L’U.R.V. n’a donc pas soutenu qu’aucune explication n’avait été donnée, elle a fait valoir que l’explication avancée n’était pas crédible, ce qui n’est pas la même chose ; la Cour devait donc s’expliquer sur la raison invoquée par M. Devys pour minorer le prix de cession, d’autant que, ainsi que l’U.R.V. l’a précédemment rappelé, cette minoration est l’un des éléments permettant de caractériser un détournement de pouvoir.

 

 

VII- La Cour, en troisième lieu, s’est fondée sur le rapport de l’expert judiciaire, rapport que cet expert a « rectifié » le 23 septembre 2004. Cela étant, l’expert n’avait ainsi pas le pouvoir de rectifier, sans que personne ne lui ait rien demandé, les erreurs de son rapport, surtout pour tenter de les maquiller.

Dans son mémoire du 5 août 2004 (pp. 2 et 3), l’U.R.V. avait relevé ces erreurs, notamment une erreur de calcul qui conduisait à diminuer de 2.000.000 F le montant de son estimation ; à propos de l’estimation de la charge foncière, l’expert avait écrit l’opération suivante (page 13 de son rapport) :

51.193.000 – 41.310.349 = 9.882.651.

Si cette opération est exacte, c’est le montant du chiffre d’affaires qui ne l’est pas : ce montant, qui figure sur la même page du rapport (ligne 5), était en réalité de 53.193.000 F, de sorte que l’expert aurait dû écrire :

53.193.000 – 41.310.349 = 11.882.651.

Plutôt que d’admettre son erreur, l’expert a tenté de la dissimuler en indiquant, sans justification, qu’il convenait de prendre un chiffre d’affaires théorique diminué de 2.000.000 de F, soit 51.193.000 F (p. 13, version rectifiée de son rapport) ; en d’autres termes, l’expert a diminué le montant du chiffre d’affaires d’une somme correspondant à son erreur de calcul, pour tenter de maquiller cette erreur, ce qui n’est pas admissible.

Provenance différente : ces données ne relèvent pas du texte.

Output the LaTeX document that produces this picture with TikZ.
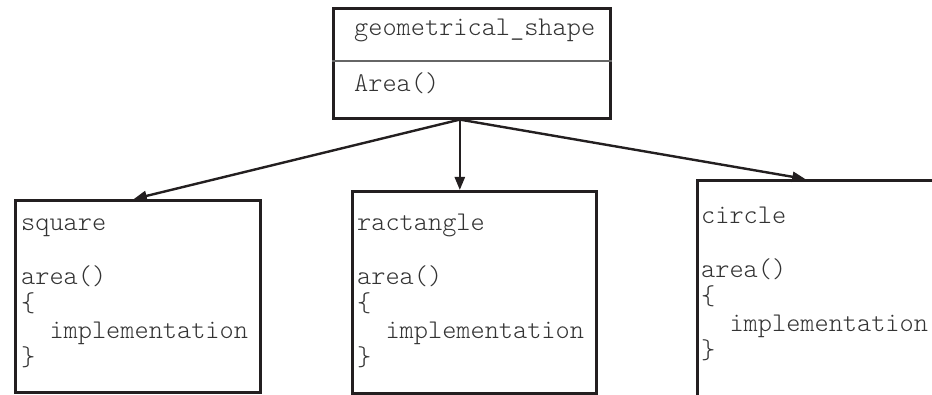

L’U.R.V. avait ainsi clairement démontré l’erreur de calcul de l’expert ; d’ailleurs, ni la Ville de Versailles ni la société Léon Grosse n’ont tenté de justifier ce « calcul » et, dans ses conclusions du 29 mars 2005, Monsieur le commissaire du gouvernement Lercher a estimé qu’il valait mieux écarter purement et simplement ce rapport d’expertise et s’en tenir à l’estimation des Domaines de 2001.

Par suite, en se référant à ce rapport modifié par l’expert à la suite du mémoire de l’U.R.V. critiquant ledit rapport, bien que l’expert, qui n’est pas partie au procès, n’ait pas eu le pouvoir d’effectuer ces modifications pour maquiller ses erreurs, et en considérant que l’U.R.V. ne rapportait pas la preuve d’une erreur de l’expert, la Cour a exposé sa décision à la censure.

 

 

VIII - La Cour, enfin, a dénaturé certaines pièces du dossier ; parmi les documents qui ont été connus par les parties à la suite de l’expertise, c’est-à-dire, pour chacune des trois parcelles concernées par la cession, la lettre envoyée par le service des Domaines au maire de Versailles le 15 juin 2001 (désignée par l’U.R.V. : A1, B1 et C1, mémoire du 5 août 2004, pp. 4 et suivantes), la note de calcul justifiant cette estimation du 15 juin 2001 (pièces A2, B2 et C2) et une note de calcul postérieure établie sur des bases différentes (pièces A3, B3 et C3), la Cour a confondu les notes A2 et A3, en indiquant « que cet avis, rendu le 15 avril 200l... se fondait sur une note technique d’où il ressort que le service des domaines, pour appliquer la méthode d’évaluation dite du compte à rebours… ».

En réalité, la note technique A2, qui fondait l’avis du 15 juin 2001, ne faisait nullement intervenir la méthode en question.

La Cour s’est trompée une seconde fois, en indiquant que la note complémentaire, c’est-à-dire la note A3, conduisait à une valeur estimative de 7.900.000 F fondée sur la “méthode dite par estimation au m² de surface”, car c’est bien dans cette note A3 qu’est utilisée, à titre principal, la méthode du compte à rebours, l’autre méthode étant seulement invoquée, à titre complémentaire, pour corriger la première.

La Cour a ainsi méconnu la portée de documents permettant d’évaluer les biens cédés, ce qui justifie derechef une censure de sa décision.